You do not understand. Guyen does not volunteer an explanation. You cannot even think of how to phrase the question. The silence stretches out, and it’s getting colder.
“You see,” the commander tells you eventually, after listening to your teeth chatter, “you are the first.”
“The first to wake.” You can barely get out the words.
“The first cargo malfunction,” Guyen tells you. The words mean nothing. You turn them over in your mind. Still nothing. Then, as though a visual illusion has just flipped before your eyes, you understand.
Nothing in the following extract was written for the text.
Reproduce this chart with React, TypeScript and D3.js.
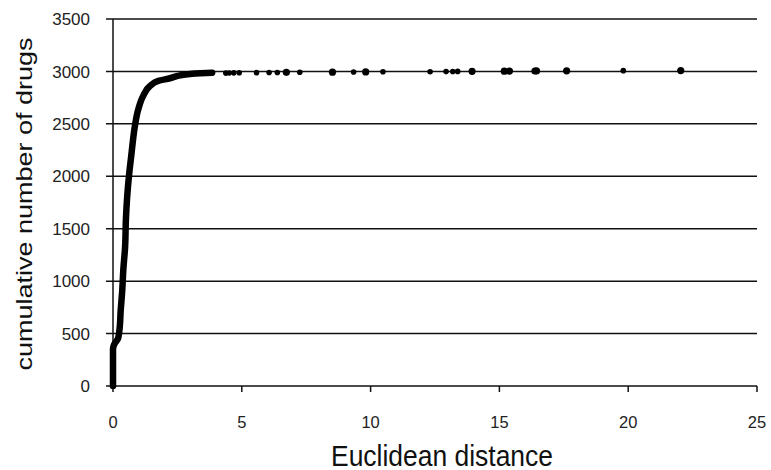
import React from "react";
import * as d3 from "d3";

// dense part of the cumulative curve
const curveDistance = [0, 0, 0.02, 0.07, 0.2, 0.25, 0.3, 0.36, 0.4, 0.47, 0.5, 0.55, 0.63, 0.71, 0.75, 0.85, 0.98, 1.17, 1.43, 1.76, 2.21, 2.6, 2.98, 3.4, 3.85];
const curveCount = [0, 343, 380, 407, 455, 534, 724, 915, 1106, 1328, 1582, 1805, 2028, 2200, 2288, 2479, 2638, 2765, 2860, 2910, 2935, 2962, 2976, 2983, 2988];

// sparse outliers along the 3000 line
const outlierDistance = [4.38, 4.51, 4.69, 4.9, 5.57, 6.06, 6.38, 6.73, 7.25, 8.52, 9.34, 9.81, 10.48, 12.31, 12.93, 13.19, 13.38, 13.94, 15.19, 15.39, 16.38, 16.44, 17.61, 19.81, 22.04];
const outlierCount = [2989, 2990, 2991, 2992, 2993, 2994, 2995, 2996, 2997, 2998, 2999, 3000, 3001, 3002, 3003, 3004, 3005, 3006, 3007, 3008, 3009, 3010, 3011, 3012, 3013];
const outlierBig = [false, false, false, false, false, false, false, true, false, true, false, true, false, false, false, false, false, true, true, true, true, true, true, false, true];

const xTicks = [0, 5, 10, 15, 20, 25];
const yTicks = [0, 500, 1000, 1500, 2000, 2500, 3000, 3500];

const W = 771;
const H = 470;
const margin = { left: 113, right: 14, top: 19, bottom: 84 };

export default function App() {
  const x = d3.scaleLinear().domain([0, 25]).range([margin.left, W - margin.right]);
  const y = d3.scaleLinear().domain([0, 3500]).range([H - margin.bottom, margin.top]);

  const pts: [number, number][] = curveDistance.map((d, i) => [d, curveCount[i]]);
  const line = d3.line<[number, number]>().x(d => x(d[0])).y(d => y(d[1])).curve(d3.curveMonotoneY);

  const font = "Arial, 'Liberation Sans', sans-serif";

  return (
    <svg width={W} height={H} style={{ position: "absolute", left: 0, top: 0, background: "#fff" }}>
      {/* gridlines + y ticks */}
      {yTicks.map(t => (
        <g key={"y" + t}>
          <line x1={x(0) - 7} x2={x(25)} y1={y(t)} y2={y(t)} stroke="#111" strokeWidth={1.5} />
          <text x={90} y={y(t)} dy="0.36em" textAnchor="end" fontSize={17} fill="#222" fontFamily={font}>{t}</text>
        </g>
      ))}
      {/* y axis */}
      <line x1={x(0)} x2={x(0)} y1={y(3500)} y2={y(0)} stroke="#111" strokeWidth={1.5} />
      {/* x ticks */}
      {xTicks.map(t => (
        <g key={"x" + t}>
          <line x1={x(t)} x2={x(t)} y1={y(0)} y2={y(0) + 6} stroke="#111" strokeWidth={1.5} />
          <text x={x(t)} y={y(0) + 36} dy="0.36em" textAnchor="middle" fontSize={16.5} fill="#222" fontFamily={font}>{t}</text>
        </g>
      ))}
      {/* dense curve */}
      <path d={line(pts) || ""} fill="none" stroke="#000" strokeWidth={6.5} strokeLinejoin="round" strokeLinecap="round" />
      {/* outliers */}
      {outlierDistance.map((d, i) => (
        <circle key={"o" + i} cx={x(d)} cy={y(outlierCount[i]) + 0.5} r={outlierBig[i] ? 3.6 : 2.8} fill="#000" />
      ))}
      {/* titles */}
      <text x={442} y={465.5} textAnchor="middle" fontSize={30} textLength={222} lengthAdjust="spacingAndGlyphs" fill="#111" fontFamily={font}>Euclidean distance</text>
      <text transform={`translate(31.6,204) scale(0.8,1) rotate(-90)`} textAnchor="middle" fontSize={27} fill="#111" fontFamily={font}>cumulative number of drugs</text>
    </svg>
  );
}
“We knew this would happen with a proportion of the cargo over the time periods involved,” Guyen goes on, and you wish he would just shut up but you have no way to make him. “I had the Gilgamesh wake me, when it did. You are the first. I felt I owed it to you.” And, perhaps because his voice is all you have, you can hear the ragged edges there: the man who is responsible for everything.
You try to say something. Guyen will never know what your final message to him would have been.
“I’m sorry,” he says.
The light goes out.
6. Trespassers in Eden
Another Earth.
They were working on this place when the bomb went off in Reykjavik, putting the finishing touches to a biosphere imported from earth. A big job, but the planet was perfect for it, the first of a long string of islands in the great empty night. The dream project of a misanthropic genius transhumanist, who planned to make it her grand experiment.
When everything fell apart, when the colonies on Mars and Europa and all the others died, when the signals from Earth ceased, this other Earth circled its far-distant other sun with blithe unconcern. The genius behind it never got to run her experiment. Something else happened instead, something unplanned for, unexpected, unwanted.
All the while, when the tough remnants of the human race lived in the shadow of the ice and dragged themselves back into an understanding of themselves, something else was breeding and growing on this world, a usurper in this human paradise. Not an experiment, barely a mistake, just an unintended side-effect of how things fell out.
And one day, while mankind regrouped on its poison Earth, eyes looked up at the sky and asked Why? and Where did we come from? They looked at the pinprick lights above them and wondered why one moved so swiftly across the sky, never realizing that they were looking at all that was left of their creators.
From something that merely bred and fed, they became something that remembers and builds and dances and thinks. They told their own stories in their own language.
They cannot know that their creators are coming back to haunt them. They cannot know that sometimes, Where did we come from? is the worst question of all.